_YOUR OBJECTIVE:_ A faithful transcription of all the data is required.

_SUPPLIED DATA:_
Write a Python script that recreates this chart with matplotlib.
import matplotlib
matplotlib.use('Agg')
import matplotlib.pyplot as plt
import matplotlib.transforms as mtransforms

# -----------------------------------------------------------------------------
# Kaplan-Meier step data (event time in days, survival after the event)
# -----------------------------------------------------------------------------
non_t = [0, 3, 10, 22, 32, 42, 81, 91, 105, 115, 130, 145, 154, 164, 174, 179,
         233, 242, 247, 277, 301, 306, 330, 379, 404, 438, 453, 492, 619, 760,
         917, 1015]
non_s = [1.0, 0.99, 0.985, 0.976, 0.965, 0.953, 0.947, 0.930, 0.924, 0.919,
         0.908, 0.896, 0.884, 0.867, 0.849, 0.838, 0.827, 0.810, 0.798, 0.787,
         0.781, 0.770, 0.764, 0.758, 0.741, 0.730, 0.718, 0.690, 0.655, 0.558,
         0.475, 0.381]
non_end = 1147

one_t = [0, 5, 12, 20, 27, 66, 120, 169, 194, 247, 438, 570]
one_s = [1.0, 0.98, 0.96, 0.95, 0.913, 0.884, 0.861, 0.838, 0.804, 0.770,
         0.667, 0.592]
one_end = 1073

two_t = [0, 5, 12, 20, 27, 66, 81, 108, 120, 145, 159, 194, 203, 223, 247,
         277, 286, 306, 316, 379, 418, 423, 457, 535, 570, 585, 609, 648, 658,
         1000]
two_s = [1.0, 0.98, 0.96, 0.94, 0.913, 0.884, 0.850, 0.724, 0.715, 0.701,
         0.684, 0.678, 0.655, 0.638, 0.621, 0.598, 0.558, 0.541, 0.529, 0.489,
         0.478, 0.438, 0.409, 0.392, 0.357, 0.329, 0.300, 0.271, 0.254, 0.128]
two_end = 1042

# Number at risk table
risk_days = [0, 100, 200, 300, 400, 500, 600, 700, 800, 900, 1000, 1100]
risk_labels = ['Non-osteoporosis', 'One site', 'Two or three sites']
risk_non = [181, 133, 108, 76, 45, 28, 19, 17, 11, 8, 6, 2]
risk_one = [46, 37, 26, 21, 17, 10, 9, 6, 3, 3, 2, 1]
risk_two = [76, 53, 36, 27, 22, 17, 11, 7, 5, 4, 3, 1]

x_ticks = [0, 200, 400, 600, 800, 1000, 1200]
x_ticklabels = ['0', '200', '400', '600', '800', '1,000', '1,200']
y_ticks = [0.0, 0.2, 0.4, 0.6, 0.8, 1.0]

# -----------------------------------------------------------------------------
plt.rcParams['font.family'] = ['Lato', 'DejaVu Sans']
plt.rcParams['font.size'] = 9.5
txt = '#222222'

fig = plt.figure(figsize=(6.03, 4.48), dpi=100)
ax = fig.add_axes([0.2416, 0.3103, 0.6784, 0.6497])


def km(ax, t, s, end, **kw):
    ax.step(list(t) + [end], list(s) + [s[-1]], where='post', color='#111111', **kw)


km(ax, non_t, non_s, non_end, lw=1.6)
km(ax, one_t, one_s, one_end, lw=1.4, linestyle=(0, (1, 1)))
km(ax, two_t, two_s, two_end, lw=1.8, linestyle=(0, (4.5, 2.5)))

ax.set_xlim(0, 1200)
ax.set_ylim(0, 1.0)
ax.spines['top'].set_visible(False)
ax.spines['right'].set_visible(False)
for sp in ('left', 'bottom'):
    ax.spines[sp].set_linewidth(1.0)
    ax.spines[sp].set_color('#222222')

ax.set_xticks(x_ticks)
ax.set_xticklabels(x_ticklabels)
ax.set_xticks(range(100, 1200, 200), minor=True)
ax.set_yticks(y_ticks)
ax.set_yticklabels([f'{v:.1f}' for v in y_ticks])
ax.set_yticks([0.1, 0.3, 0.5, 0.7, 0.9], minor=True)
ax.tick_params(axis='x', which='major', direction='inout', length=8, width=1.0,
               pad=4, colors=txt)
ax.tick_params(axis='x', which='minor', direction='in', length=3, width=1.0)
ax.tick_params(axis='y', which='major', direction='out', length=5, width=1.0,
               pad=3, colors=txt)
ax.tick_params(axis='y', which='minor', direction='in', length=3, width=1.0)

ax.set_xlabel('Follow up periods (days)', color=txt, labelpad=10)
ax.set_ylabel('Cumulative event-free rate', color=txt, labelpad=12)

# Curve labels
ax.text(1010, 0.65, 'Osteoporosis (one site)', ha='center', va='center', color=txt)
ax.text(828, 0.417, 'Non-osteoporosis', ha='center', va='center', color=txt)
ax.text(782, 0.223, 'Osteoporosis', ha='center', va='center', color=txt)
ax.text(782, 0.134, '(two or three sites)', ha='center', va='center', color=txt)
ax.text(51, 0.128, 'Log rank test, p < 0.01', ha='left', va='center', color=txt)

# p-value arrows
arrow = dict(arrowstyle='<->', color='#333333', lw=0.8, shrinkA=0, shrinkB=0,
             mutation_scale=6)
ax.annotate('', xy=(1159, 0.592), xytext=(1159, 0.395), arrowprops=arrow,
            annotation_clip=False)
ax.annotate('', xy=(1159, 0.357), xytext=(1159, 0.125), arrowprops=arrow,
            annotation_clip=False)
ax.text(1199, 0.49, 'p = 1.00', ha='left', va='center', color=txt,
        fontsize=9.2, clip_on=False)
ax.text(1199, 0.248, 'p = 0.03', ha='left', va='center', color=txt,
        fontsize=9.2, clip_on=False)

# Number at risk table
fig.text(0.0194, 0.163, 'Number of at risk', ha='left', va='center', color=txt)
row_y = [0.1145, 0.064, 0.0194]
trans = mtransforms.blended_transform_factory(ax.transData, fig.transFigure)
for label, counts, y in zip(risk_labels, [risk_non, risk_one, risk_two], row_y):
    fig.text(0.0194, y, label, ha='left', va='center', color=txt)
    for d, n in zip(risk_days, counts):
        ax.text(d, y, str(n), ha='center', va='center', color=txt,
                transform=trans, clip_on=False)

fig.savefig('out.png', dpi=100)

_REPLY:_
Write a Python script that recreates this chart with matplotlib.
import matplotlib
matplotlib.use('Agg')
import matplotlib.pyplot as plt
import matplotlib.transforms as mtransforms

# -----------------------------------------------------------------------------
# Kaplan-Meier step data (event time in days, survival after the event)
# -----------------------------------------------------------------------------
non_t = [0, 3, 10, 22, 32, 42, 81, 91, 105, 115, 130, 145, 154, 164, 174, 179,
         233, 242, 247, 277, 301, 306, 330, 379, 404, 438, 453, 492, 619, 760,
         917, 1015]
non_s = [1.0, 0.99, 0.985, 0.976, 0.965, 0.953, 0.947, 0.930, 0.924, 0.919,
         0.908, 0.896, 0.884, 0.867, 0.849, 0.838, 0.827, 0.810, 0.798, 0.787,
         0.781, 0.770, 0.764, 0.758, 0.741, 0.730, 0.718, 0.690, 0.655, 0.558,
         0.475, 0.381]
non_end = 1147

one_t = [0, 5, 12, 20, 27, 66, 120, 169, 194, 247, 438, 570]
one_s = [1.0, 0.98, 0.96, 0.95, 0.913, 0.884, 0.861, 0.838, 0.804, 0.770,
         0.667, 0.592]
one_end = 1073

two_t = [0, 5, 12, 20, 27, 66, 81, 108, 120, 145, 159, 194, 203, 223, 247,
         277, 286, 306, 316, 379, 418, 423, 457, 535, 570, 585, 609, 648, 658,
         1000]
two_s = [1.0, 0.98, 0.96, 0.94, 0.913, 0.884, 0.850, 0.724, 0.715, 0.701,
         0.684, 0.678, 0.655, 0.638, 0.621, 0.598, 0.558, 0.541, 0.529, 0.489,
         0.478, 0.438, 0.409, 0.392, 0.357, 0.329, 0.300, 0.271, 0.254, 0.128]
two_end = 1042

# Number at risk table
risk_days = [0, 100, 200, 300, 400, 500, 600, 700, 800, 900, 1000, 1100]
risk_labels = ['Non-osteoporosis', 'One site', 'Two or three sites']
risk_non = [181, 133, 108, 76, 45, 28, 19, 17, 11, 8, 6, 2]
risk_one = [46, 37, 26, 21, 17, 10, 9, 6, 3, 3, 2, 1]
risk_two = [76, 53, 36, 27, 22, 17, 11, 7, 5, 4, 3, 1]

x_ticks = [0, 200, 400, 600, 800, 1000, 1200]
x_ticklabels = ['0', '200', '400', '600', '800', '1,000', '1,200']
y_ticks = [0.0, 0.2, 0.4, 0.6, 0.8, 1.0]

# -----------------------------------------------------------------------------
plt.rcParams['font.family'] = ['Lato', 'DejaVu Sans']
plt.rcParams['font.size'] = 9.5
txt = '#222222'

fig = plt.figure(figsize=(6.03, 4.48), dpi=100)
ax = fig.add_axes([0.2416, 0.3103, 0.6784, 0.6497])


def km(ax, t, s, end, **kw):
    ax.step(list(t) + [end], list(s) + [s[-1]], where='post', color='#111111', **kw)


km(ax, non_t, non_s, non_end, lw=1.6)
km(ax, one_t, one_s, one_end, lw=1.4, linestyle=(0, (1, 1)))
km(ax, two_t, two_s, two_end, lw=1.8, linestyle=(0, (4.5, 2.5)))

ax.set_xlim(0, 1200)
ax.set_ylim(0, 1.0)
ax.spines['top'].set_visible(False)
ax.spines['right'].set_visible(False)
for sp in ('left', 'bottom'):
    ax.spines[sp].set_linewidth(1.0)
    ax.spines[sp].set_color('#222222')

ax.set_xticks(x_ticks)
ax.set_xticklabels(x_ticklabels)
ax.set_xticks(range(100, 1200, 200), minor=True)
ax.set_yticks(y_ticks)
ax.set_yticklabels([f'{v:.1f}' for v in y_ticks])
ax.set_yticks([0.1, 0.3, 0.5, 0.7, 0.9], minor=True)
ax.tick_params(axis='x', which='major', direction='inout', length=8, width=1.0,
               pad=4, colors=txt)
ax.tick_params(axis='x', which='minor', direction='in', length=3, width=1.0)
ax.tick_params(axis='y', which='major', direction='out', length=5, width=1.0,
               pad=3, colors=txt)
ax.tick_params(axis='y', which='minor', direction='in', length=3, width=1.0)

ax.set_xlabel('Follow up periods (days)', color=txt, labelpad=10)
ax.set_ylabel('Cumulative event-free rate', color=txt, labelpad=12)

# Curve labels
ax.text(1010, 0.65, 'Osteoporosis (one site)', ha='center', va='center', color=txt)
ax.text(828, 0.417, 'Non-osteoporosis', ha='center', va='center', color=txt)
ax.text(782, 0.223, 'Osteoporosis', ha='center', va='center', color=txt)
ax.text(782, 0.134, '(two or three sites)', ha='center', va='center', color=txt)
ax.text(51, 0.128, 'Log rank test, p < 0.01', ha='left', va='center', color=txt)

# p-value arrows
arrow = dict(arrowstyle='<->', color='#333333', lw=0.8, shrinkA=0, shrinkB=0,
             mutation_scale=6)
ax.annotate('', xy=(1159, 0.592), xytext=(1159, 0.395), arrowprops=arrow,
            annotation_clip=False)
ax.annotate('', xy=(1159, 0.357), xytext=(1159, 0.125), arrowprops=arrow,
            annotation_clip=False)
ax.text(1199, 0.49, 'p = 1.00', ha='left', va='center', color=txt,
        fontsize=9.2, clip_on=False)
ax.text(1199, 0.248, 'p = 0.03', ha='left', va='center', color=txt,
        fontsize=9.2, clip_on=False)

# Number at risk table
fig.text(0.0194, 0.163, 'Number of at risk', ha='left', va='center', color=txt)
row_y = [0.1145, 0.064, 0.0194]
trans = mtransforms.blended_transform_factory(ax.transData, fig.transFigure)
for label, counts, y in zip(risk_labels, [risk_non, risk_one, risk_two], row_y):
    fig.text(0.0194, y, label, ha='left', va='center', color=txt)
    for d, n in zip(risk_days, counts):
        ax.text(d, y, str(n), ha='center', va='center', color=txt,
                transform=trans, clip_on=False)

fig.savefig('out.png', dpi=100)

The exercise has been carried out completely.